Dynamic Settings: More than Just a Backdrop

VINTAGE SHOP NY

In writing Vintage, I spent a lot of time thinking about settings. I had a blast creating the vintage clothing shop of my dreams. And as each woman’s story unfolds, there are interludes that take place in completely different locations and moments in time.

In my favorite novels, setting is more than a 2D backdrop. Instead, it’s completely intertwined and indispensable to the drama, comedy, or mystery taking place. Some of them are worlds I could curl up and settle into forever. Others… let’s just say they make me glad to live when and where I do, polar vortexes and all.

Of course, there are as many ways to approach setting as there are authors and stories to tell. So instead of giving advice, I’ll ask some questions aimed at helping us create settings that are more dynamic and integral to our stories.

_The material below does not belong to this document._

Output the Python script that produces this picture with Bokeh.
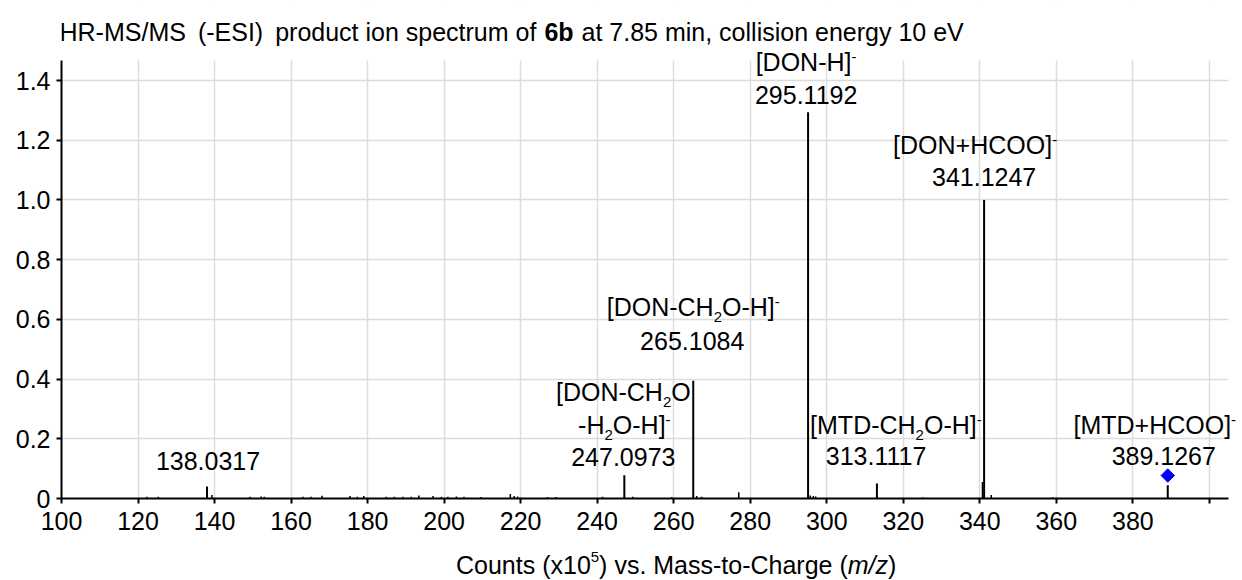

What role does setting play in your story?

Is it a source of conflict, or does it bring about awakening and renewal? How does the setting affect the overall mood? Is it a small world or a big one? Do any of your characters feel trapped there? Does this role change from scene to scene or over the course of the story?

How does time pass or the setting change (if at all)?

In television sitcoms, everyone meets at the same bar, or sits on the same couch, over and over again and the set never changes a bit. In a novel, things are happening. BIG things. At the end of the story, even if everyone does end up on that couch, something is probably different. Maybe something or someone significant is missing from the assemblage. Or something has been added.

How does time pass throughout the story? Is it linear or do you go back and forth? Are there external events (war, drought, etc.) that impact the setting and, in turn, your characters? If so, how do you signal the changes for the reader?

How do your characters interact with the settings?

Places feel. Our childhood homes, our old high schools, our jobs. So what do the settings make your characters feel? When they go home, do they breathe a sigh of relief, or is it the moment they dread most in their day? Does the kitchen table have a bouquet of flowers on it, or is it covered by dirty dishes and unpaid bills?

Besides feelings, there are also cultures and norms that cling to everything: park benches, church pews, bar stools. How do your characters conform or rebel against those expectations? Are they part of the establishment, outsiders, or somewhere in between?

As you get to know your characters, you’ll discover the places that scare them. Places they go out of their way to avoid. Or places that are just awkward. What would happen if you took them there?

Image credits:onepicinspires

Author: Susan Gloss

Susan Gloss is the author of the novel VINTAGE (William Morrow/HarperCollins, March 2014). When she's not writing, toddler wrangling, or working as an attorney, she blogs at Glossing Over It and curates an online vintage store, Cleverly Curated.

4 Replies to “Dynamic Settings: More than Just a Backdrop”

  1. “Are there external events (war, drought, etc.) that impact the setting and, in turn, your characters? If so, how do you signal the changes for the reader?”

    Great advice – Vintage sounds amazing, best of luck with the debut!

  2. Setting is so important to me since my books (thus far) are set in Ireland. I love point three — how our characters interact with their environments says so much about them. That interaction is a great way to get description in without slowing the story down.

  3. The “sitcom” idea really caught me. You’re right — that’s exactly what we don’t want to have.

    It makes me think, by contrast, of the ending of Lord of the Rings, where Middle-Earth is saved, and then the Shire put back to rights, but the travelers are all changed, and Frodo is so changed that he can’t fit back into that world at all.